⟨

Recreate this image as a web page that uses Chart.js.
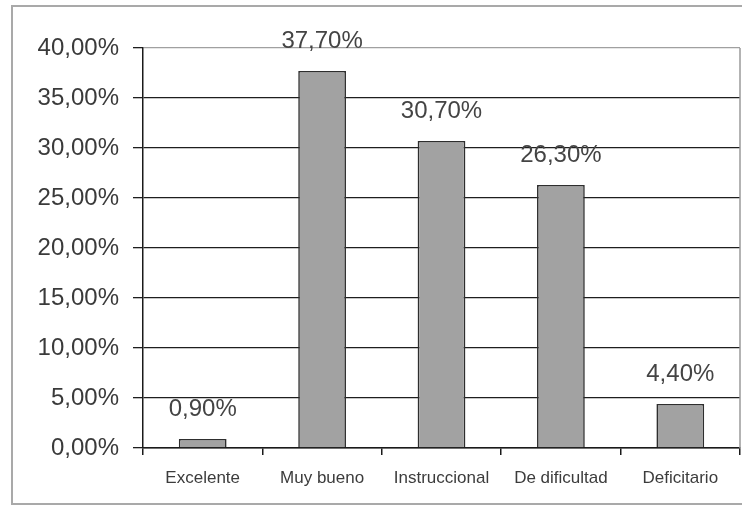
<!DOCTYPE html>
<html>
<head>
<meta charset="utf-8">
<script src="https://cdn.jsdelivr.net/npm/chart.js@4/dist/chart.umd.min.js"></script>
<style>
  html, body { margin: 0; padding: 0; background: #ffffff; }
  #wrap { width: 742px; height: 506px; position: relative; }
</style>
</head>
<body>
<div id="wrap"><canvas id="chart"></canvas></div>
<script>
// Distribución por nivel de lectura
const categories = ['Excelente', 'Muy bueno', 'Instruccional', 'De dificultad', 'Deficitario'];
const percentages = [0.9, 37.7, 30.7, 26.3, 4.4];
const axisMin = 0;
const axisMax = 40;
const axisStep = 5;

const fmtPct = v => v.toFixed(2).replace('.', ',') + '%';

// Outer frame and the right edge of the plot area
const framePlugin = {
  id: 'frame',
  beforeDraw(chart) {
    const c = chart.ctx;
    c.save();
    c.fillStyle = '#ffffff';
    c.fillRect(0, 0, chart.width, chart.height);
    c.strokeStyle = '#a9a9a9';
    c.lineWidth = 2;
    c.strokeRect(12, 6, 740, 498);
    c.restore();
  },
  afterDraw(chart) {
    const a = chart.chartArea;
    const c = chart.ctx;
    c.save();
    c.strokeStyle = '#9a9a9a';
    c.lineWidth = 1.5;
    c.beginPath();
    c.moveTo(a.right, a.top);
    c.lineTo(a.right, a.bottom);
    c.stroke();
    c.restore();
  }
};

// Value labels above each bar
const valueLabels = {
  id: 'valueLabels',
  afterDatasetsDraw(chart) {
    const c = chart.ctx;
    const meta = chart.getDatasetMeta(0);
    const data = chart.data.datasets[0].data;
    c.save();
    c.font = '24px "Liberation Sans", Arial, sans-serif';
    c.fillStyle = '#444444';
    c.textAlign = 'center';
    c.textBaseline = 'middle';
    meta.data.forEach((bar, i) => {
      c.fillText(fmtPct(data[i]), bar.x, bar.y - 30);
    });
    c.restore();
  }
};

new Chart(document.getElementById('chart'), {
  type: 'bar',
  data: {
    labels: categories,
    datasets: [{
      data: percentages,
      backgroundColor: '#a2a2a2',
      borderColor: '#2e2e2e',
      borderWidth: 1.6,
      borderSkipped: 'bottom',
      categoryPercentage: 1.0,
      barPercentage: 0.4
    }]
  },
  options: {
    responsive: true,
    maintainAspectRatio: false,
    animation: false,
    devicePixelRatio: 1,
    layout: { padding: { left: 0, right: 2, top: 48, bottom: 18 } },
    plugins: {
      legend: { display: false },
      tooltip: { enabled: false }
    },
    scales: {
      x: {
        grid: {
          offset: true,
          drawOnChartArea: false,
          drawTicks: true,
          tickLength: 7,
          color: '#1a1a1a',
          lineWidth: 1.5
        },
        border: { color: '#1a1a1a', width: 1.5 },
        ticks: {
          padding: 13,
          color: '#3c3c3c',
          font: { family: '"Liberation Sans", Arial, sans-serif', size: 17 },
          maxRotation: 0,
          autoSkip: false
        },
        afterFit(scale) { scale.height = 40; }
      },
      y: {
        min: axisMin,
        max: axisMax,
        grid: {
          color: ctx => (ctx.tick && ctx.tick.value === axisMax) ? '#a0a0a0' : '#1e1e1e',
          tickColor: '#1e1e1e',
          lineWidth: 1.3,
          tickLength: 10,
          drawTicks: true
        },
        border: { color: '#1a1a1a', width: 1.5 },
        ticks: {
          stepSize: axisStep,
          padding: 14,
          color: '#3a3a3a',
          font: { family: '"Liberation Sans", Arial, sans-serif', size: 24 },
          callback: v => fmtPct(v)
        },
        afterFit(scale) { scale.width = 143; }
      }
    }
  },
  plugins: [framePlugin, valueLabels]
});
</script>
</body>
</html>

⟩

**Exercise aim:** Return the material line for line, from its beginning to the line that contains "const fmtPct = v", with the pictures left out.

**Solution below:**
Recreate this image as a web page that uses Chart.js.
<!DOCTYPE html>
<html>
<head>
<meta charset="utf-8">
<script src="https://cdn.jsdelivr.net/npm/chart.js@4/dist/chart.umd.min.js"></script>
<style>
  html, body { margin: 0; padding: 0; background: #ffffff; }
  #wrap { width: 742px; height: 506px; position: relative; }
</style>
</head>
<body>
<div id="wrap"><canvas id="chart"></canvas></div>
<script>
// Distribución por nivel de lectura
const categories = ['Excelente', 'Muy bueno', 'Instruccional', 'De dificultad', 'Deficitario'];
const percentages = [0.9, 37.7, 30.7, 26.3, 4.4];
const axisMin = 0;
const axisMax = 40;
const axisStep = 5;

const fmtPct = v => v.toFixed(2).replace('.', ',') + '%';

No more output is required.